- IATA: none; ICAO: none; FAA LID: 99N;

Summary
- Airport type: Public
- Owner: Bamberg County
- Serves: Bamberg, South Carolina
- Location: Bamberg County, near Bamberg, South Carolina
- Elevation AMSL: 231 ft (70 m)
- Coordinates: 33°18′16″N 081°6′30″W﻿ / ﻿33.30444°N 81.10833°W
- Website: https://bambergair.com/

Map
- Bamberg County Airport Location within South Carolina

Runways
| Direction | Length |  | Surface |
| ft | m |
| 5/23 | 3,603 | 1,098 | Asphalt |

Statistics (2020)
- Aircraft operations: 700
- Based aircraft: 3
- Source: Federal Aviation Administration

= Bamberg County Airport =

Bamberg County Airport also known as Tobul Field, is a county-owned public-use airport located 5 nmi west of the central business district of Bamberg, a city in Bamberg County, South Carolina, United States.
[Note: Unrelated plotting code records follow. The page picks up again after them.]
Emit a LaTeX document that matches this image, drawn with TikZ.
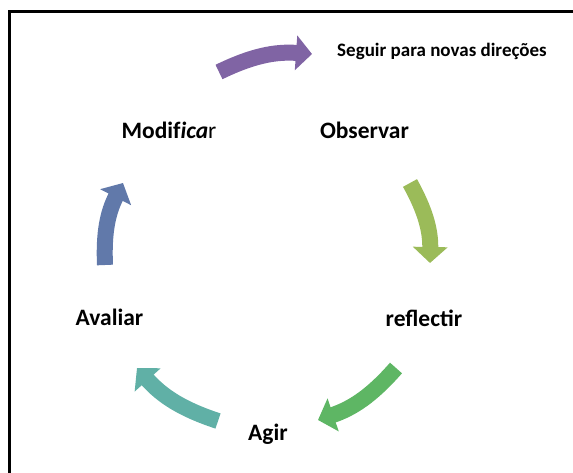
\documentclass[tikz,border=0pt]{standalone}
\usepackage{fontspec}
\setmainfont{Carlito}
\usetikzlibrary{arrows.meta}
\definecolor{cpurple}{RGB}{128,100,164}
\definecolor{cyellow}{RGB}{155,187,89}
\definecolor{cgreen}{RGB}{94,182,100}
\definecolor{cteal}{RGB}{96,176,166}
\definecolor{cblue}{RGB}{97,121,170}
\begin{document}
\begin{tikzpicture}[x=1pt,y=-1pt,
    lbl/.style={anchor=base,inner sep=0,font=\bfseries\fontsize{23.5}{28}\selectfont},
    cyc/.style={line width=16,-{Triangle[length=16pt,width=34pt]},bend left=15}]
  \useasboundingbox (0,0) rectangle (573,473);
  \draw[line width=3] (9.5,473) -- (9.5,12) -- (573,12);
  \node[anchor=base,inner sep=0,font=\bfseries\fontsize{19}{23}\selectfont] (seg) at (442,57) {Seguir para novas direções};
  \node[lbl] (mod) at (169,139) {Modif\textit{ica}\textmd{r}};
  \node[lbl] (obs) at (364.5,139) {Observar};
  \node[lbl] (ref) at (424,326) {reflectir};
  \node[lbl] (agi) at (268,440) {Agir};
  \node[lbl] (ava) at (109.5,325) {Avaliar};
  \coordinate (p1) at (219,72);  \coordinate (p2) at (312,54);
  \coordinate (o1) at (410,183); \coordinate (o2) at (430,263);
  \coordinate (r1) at (396,368); \coordinate (r2) at (318,420);
  \coordinate (a1) at (218,421); \coordinate (a2) at (137,368);
  \coordinate (v1) at (105,265); \coordinate (v2) at (123,183);
  \draw[cyc,cpurple] (p1) to (p2);
  \draw[cyc,cyellow] (o1) to (o2);
  \draw[cyc,cgreen] (r1) to (r2);
  \draw[cyc,cteal] (a1) to (a2);
  \draw[cyc,cblue] (v1) to (v2);
\end{tikzpicture}
\end{document}
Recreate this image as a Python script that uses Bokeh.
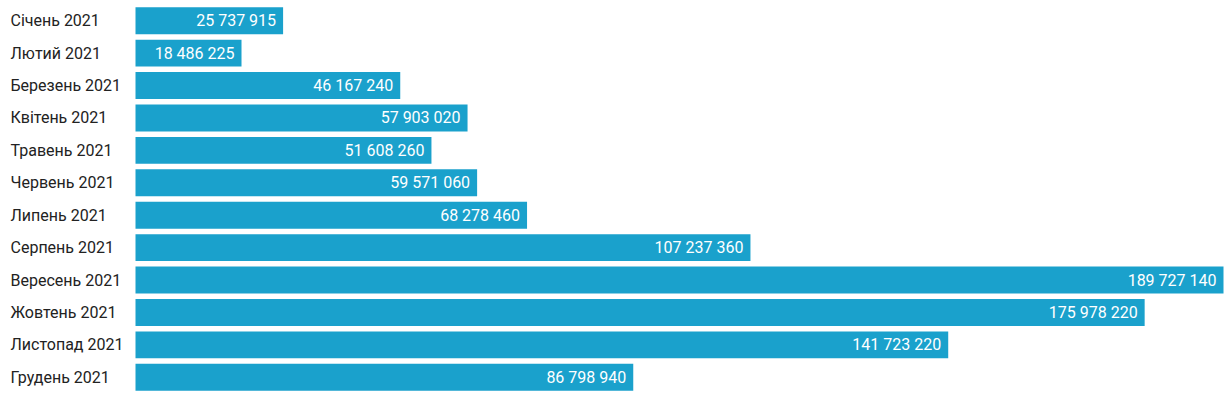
from bokeh.plotting import figure
from bokeh.models import ColumnDataSource, Range1d, FactorRange
from bokeh.core.properties import value
from bokeh.embed import file_html
from bokeh.resources import INLINE

months = ["Січень 2021", "Лютий 2021", "Березень 2021", "Квітень 2021", "Травень 2021",
          "Червень 2021", "Липень 2021", "Серпень 2021", "Вересень 2021", "Жовтень 2021",
          "Листопад 2021", "Грудень 2021"]
values = [25737915, 18486225, 46167240, 57903020, 51608260, 59571060, 68278460,
          107237360, 189727140, 175978220, 141723220, 86798940]
value_labels = [f"{v:,}".replace(",", " ") for v in values]

W, H = 1225, 407
left_px = 135
bar_span_px = 1088
vmax = max(values)
unit = vmax / bar_span_px

src = ColumnDataSource(dict(m=months, v=values, lab=value_labels, zero=[0] * len(values)))

p = figure(width=W, height=H, output_backend="svg", toolbar_location=None,
           y_range=FactorRange(factors=list(reversed(months)), range_padding=0),
           x_range=Range1d(-left_px * unit, (W - left_px) * unit),
           min_border_left=0, min_border_right=0, min_border_top=4, min_border_bottom=14)
p.outline_line_color = None
p.xgrid.visible = False
p.ygrid.visible = False
p.xaxis.visible = False
p.yaxis.visible = False
p.background_fill_color = "white"
p.border_fill_color = "white"

p.hbar(y="m", left=0, right="v", height=0.83, source=src, color="#1aa1cc", line_color=None)

p.text(x="v", y="m", text="lab", source=src, x_offset=-7, text_align="right",
       text_baseline="middle", text_color="white", text_font=value("Roboto"),
       text_font_size="16px", text_font_style="normal")

p.text(x="zero", y="m", text="m", source=src, x_offset=-125, text_align="left",
       text_baseline="middle", text_color="#222222", text_font=value("Roboto"),
       text_font_size="16px")

open("out.html", "w").write(file_html(p, INLINE))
The airport serves the general aviation community, with no scheduled commercial airline service. It was officially activated in October 1982.
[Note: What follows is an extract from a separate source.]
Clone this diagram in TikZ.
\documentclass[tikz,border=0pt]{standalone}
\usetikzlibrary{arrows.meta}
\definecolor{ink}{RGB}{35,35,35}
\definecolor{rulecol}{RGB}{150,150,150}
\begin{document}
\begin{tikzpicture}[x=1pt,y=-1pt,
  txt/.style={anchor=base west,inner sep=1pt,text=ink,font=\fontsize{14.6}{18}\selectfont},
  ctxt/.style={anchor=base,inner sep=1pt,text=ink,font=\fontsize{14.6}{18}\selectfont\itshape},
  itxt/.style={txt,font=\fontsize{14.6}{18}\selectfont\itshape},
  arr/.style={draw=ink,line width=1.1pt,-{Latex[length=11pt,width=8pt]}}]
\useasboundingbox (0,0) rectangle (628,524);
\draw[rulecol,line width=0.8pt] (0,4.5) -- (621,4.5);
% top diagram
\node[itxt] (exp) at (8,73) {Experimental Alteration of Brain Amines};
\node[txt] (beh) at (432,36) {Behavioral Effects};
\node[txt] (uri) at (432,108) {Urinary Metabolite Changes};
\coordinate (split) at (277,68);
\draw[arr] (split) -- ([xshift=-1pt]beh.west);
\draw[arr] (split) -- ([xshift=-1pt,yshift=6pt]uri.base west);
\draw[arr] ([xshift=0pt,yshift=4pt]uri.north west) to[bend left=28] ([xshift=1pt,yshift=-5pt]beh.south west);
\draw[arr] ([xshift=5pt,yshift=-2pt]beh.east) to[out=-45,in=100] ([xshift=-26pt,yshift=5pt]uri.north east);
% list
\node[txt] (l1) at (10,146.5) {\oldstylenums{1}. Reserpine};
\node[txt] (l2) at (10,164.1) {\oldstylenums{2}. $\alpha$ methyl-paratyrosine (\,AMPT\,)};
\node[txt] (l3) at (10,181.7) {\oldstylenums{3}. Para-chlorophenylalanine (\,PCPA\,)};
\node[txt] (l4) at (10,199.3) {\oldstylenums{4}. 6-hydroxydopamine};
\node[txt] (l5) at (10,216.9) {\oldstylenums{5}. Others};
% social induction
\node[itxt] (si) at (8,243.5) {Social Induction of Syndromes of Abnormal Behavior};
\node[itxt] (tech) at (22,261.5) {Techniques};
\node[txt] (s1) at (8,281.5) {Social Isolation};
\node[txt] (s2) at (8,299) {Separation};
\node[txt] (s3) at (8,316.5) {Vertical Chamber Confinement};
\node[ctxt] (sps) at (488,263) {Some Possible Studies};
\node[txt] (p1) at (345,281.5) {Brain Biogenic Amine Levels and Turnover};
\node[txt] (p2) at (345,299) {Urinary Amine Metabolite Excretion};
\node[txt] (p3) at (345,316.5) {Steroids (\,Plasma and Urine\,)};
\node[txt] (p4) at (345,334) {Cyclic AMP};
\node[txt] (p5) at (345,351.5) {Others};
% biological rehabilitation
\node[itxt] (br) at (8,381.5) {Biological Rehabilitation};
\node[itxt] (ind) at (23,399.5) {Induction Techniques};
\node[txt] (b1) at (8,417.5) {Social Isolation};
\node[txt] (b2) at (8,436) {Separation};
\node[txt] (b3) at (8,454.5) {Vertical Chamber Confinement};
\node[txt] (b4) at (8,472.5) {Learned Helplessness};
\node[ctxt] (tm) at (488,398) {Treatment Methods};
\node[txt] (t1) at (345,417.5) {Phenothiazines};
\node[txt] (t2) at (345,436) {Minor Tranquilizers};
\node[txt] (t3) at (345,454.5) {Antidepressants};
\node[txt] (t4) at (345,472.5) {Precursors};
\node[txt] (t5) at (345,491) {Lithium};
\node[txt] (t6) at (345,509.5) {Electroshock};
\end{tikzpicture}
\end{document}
==Facilities and aircraft==
Bamberg County Airport covers an area of 94 acre at an elevation of 231 ft above mean sea level. It has one asphalt paved runway: 5/23 is 3603 ft by 60 ft.

For the 12-month period ending 29 July 2020, the airport had 700 aircraft operations, an average of 2 per day: 100% general aviation, 0% air taxi and 0% military. At that time there were 3 aircraft based at this airport, all single-engine.

== Dedication ==
On 22 March 2022, Bamberg County Airport hosted a dedication ceremony to name the airport's airfield (including the runway and maintenance area) Tobul Field after Bamberg County businessman Joseph Tobul. Tobul had selected the city of Bamberg as the location of a plant for Tobul Accumulators, of which he was the CEO.

He would also later construct a hangar at the airport, and contribute to maintaining the facilities there. Additionally, he gained recognition for restoring several World War II aircraft, namely an F4U Corsair named Korean War Hero. He died when flying the Corsair at an airshow on 10 November, 2002.